4. Il cambiamento climatico porta benefici
“Più anidride carbonica significa un pianeta più verde e alberi che crescono meglio” notano alcuni negazionisti del climate change. In realtà, le ricerche di Schleussner, Lobell, Bélanger, Pilling e altri dimostrano che il cambiamento climatico ha sempre avuto impatti negativi sulla resa dei raccolti. Questo perché da un lato il calore e l’acqua stressano i campi e dall’altra la biodiversità diminuisce. Se guardiamo a riso, soia, mais e grano gli studiosi hanno calcolato che per ogni grado in più, i raccolti netti perdono circa il 7%.

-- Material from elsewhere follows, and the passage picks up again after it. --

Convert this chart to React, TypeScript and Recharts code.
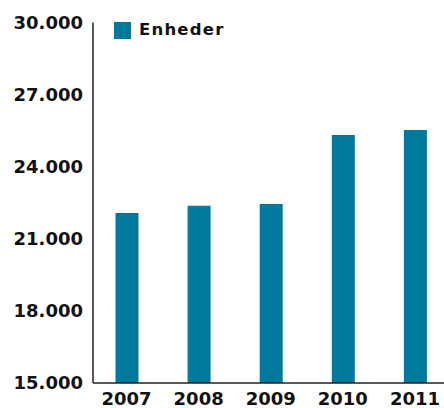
import React from 'react';
import { BarChart, Bar, XAxis, YAxis } from 'recharts';

const years = ['2007', '2008', '2009', '2010', '2011'];
const units = [22070, 22370, 22450, 25320, 25530];
const yTicks = [15000, 18000, 21000, 24000, 27000, 30000];
const seriesName = 'Enheder';

const data = years.map((y, i) => ({ year: y, value: units[i] }));

const BAR_COLOR = '#01799C';
const FONT = '"DejaVu Sans", sans-serif';

const fmt = (v: number) => v.toLocaleString('de-DE');

export default function App() {
  return (
    <div style={{ position: 'absolute', left: 0, top: 0, width: 444, height: 408, overflow: 'hidden', background: '#fff' }}>
      <BarChart
        width={451}
        height={408}
        data={data}
        margin={{ top: 22.5, right: 0, bottom: 0, left: 0 }}
        barSize={23}
      >
        <YAxis
          type="number"
          domain={[15000, 30000]}
          ticks={yTicks}
          allowDataOverflow
          width={93}
          tickLine={false}
          tickMargin={4}
          axisLine={{ stroke: '#222', strokeWidth: 1.5 }}
          tickFormatter={fmt}
          tick={{ fill: '#111', fontFamily: FONT, fontWeight: 'bold', fontSize: 18 }}
          interval={0}
        />
        <XAxis
          dataKey="year"
          height={25}
          padding={{ left: -2.5, right: 0 }}
          tickLine={false}
          tickMargin={3}
          axisLine={{ stroke: '#222', strokeWidth: 1.5 }}
          tick={{ fill: '#111', fontFamily: FONT, fontWeight: 'bold', fontSize: 18 }}
          interval={0}
        />
        <Bar dataKey="value" name={seriesName} fill={BAR_COLOR} isAnimationActive={false} />
      </BarChart>
      <div style={{ position: 'absolute', left: 114, top: 22, width: 17, height: 17, background: BAR_COLOR }} />
      <div
        style={{
          position: 'absolute',
          left: 139,
          top: 21.5,
          fontFamily: FONT,
          fontWeight: 'bold',
          fontSize: 16.5,
          lineHeight: '16.5px',
          letterSpacing: 1.2,
          color: '#111',
          whiteSpace: 'nowrap',
        }}
      >
        {seriesName}
      </div>
    </div>
  );
}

5. I danni del cambiamento climatico saranno pochi
È possibile che gli impatti economici del climate change sul PIL siano minori, ma è altrettanto possibile che siano altamente dannosi se pensiamo alle prospettive di catastrofi naturali, che negli ultimi anni si sono intensificate. Per esempio, proteggere le coste con argini e dighe avrà un costo di mantenimento annuale che varierà tra i 12 e i 71 miliardi di dollari entro il 2100 secondo gli studi di Hinkel e altri. Nel breve termine assistiamo invece agli impatti dell’inquinamento dell’aria, che uccide circa 5,5 milioni di persone ed è causata principalmente dalle fonti fossili. Negli USA muoiono circa 200 mila persone ogni anno e Caiazzo ha calcolato che ciò comporta una perdita economica di 250 miliardi ogni 12 mesi.
6. L'essere umano saprà adattarsi
È la nostra storia a dire che siamo in grado di adattarci quasi a ogni condizione climatica. Ma rimangono ancora sconosciuti i potenziali effetti degli interventi di geoingegneria (come per esempio, spruzzare solfuro nell’atmosfera) per ridurre l’impatto del global warming. Effetti collaterali come l’aumento della frequenza dei cicloni tropicali, oltre a pesanti ripercussioni geopolitiche, sono considerati possibili da numerosi scienziati. E non abbiamo idea di come possiamo reagire.
7. Ridurre le emissioni non serve
Se guardiamo all’orizzonte temporale della vita di un essere umano è un’affermazione corretta. Secondo gli scienziati, il 75% delle emissioni di CO2 che raggiunge l’atmosfera rimarrà per circa 300 anni e fino al 25% può rimanere fino a 10mila anni. Per questo motivo, ridurre le emissioni è utile sul lungo periodo per non fare riscaldare ulteriormente la Terra, ma serve tagliarle praticamente a zero perché l’impatto sia duraturo.
8. Ridurre le emissioni ha un costo molto alto
Questa analisi poteva essere vera qualche decina di anni fa, ma non ora. Dal 2009 a oggi i costi degli impianti a pannelli fotovoltaici sono crollati dell’89% e quelli eolici del 70%. Quindi costruire impianti di energia rinnovabile, grazie alla spinta dell’innovazione tecnologica, è più economico che puntare sulle fonti fossili, anche senza tenere conto di sussidi e incentivi statali. Lazard nel 2019 ha calcolato che eolico e solare costano rispettivamente 28 e 32 dollari a MWh, contro i 66 dollari del carbone e i 44 dollari degli impianti a gas a ciclo combinato.
9. Gli altri Paesi non stanno facendo la propria parte
Sono 197 i Paesi che hanno firmato gli accordi di Parigi per mettere in campo azioni per limitare il riscaldamento globale e nel 2020 189 Governi hanno ratificato l’accordo. Anche gli Stati Uniti, usciti dall’accordo con Trump, sono rientrati grazie al neo Presidente Joe Biden che nel suo primo giorno alla Casa Bianca ha firmato il provvedimento per il rientro. È comunque vero che molti Paesi dovrebbero e potrebbero fare di più, ma i dati ci dicono che dal 2016 gli investimenti nelle energie rinnovabili sono stati superiori a quelli in fonti fossili. Nel 2018 gli investimenti in energia pulita hanno superato i 300 miliardi di dollari per il quinto anno di fila ed è stata installata la cifra record di pannelli fotovoltaici per un totale di 100 GW.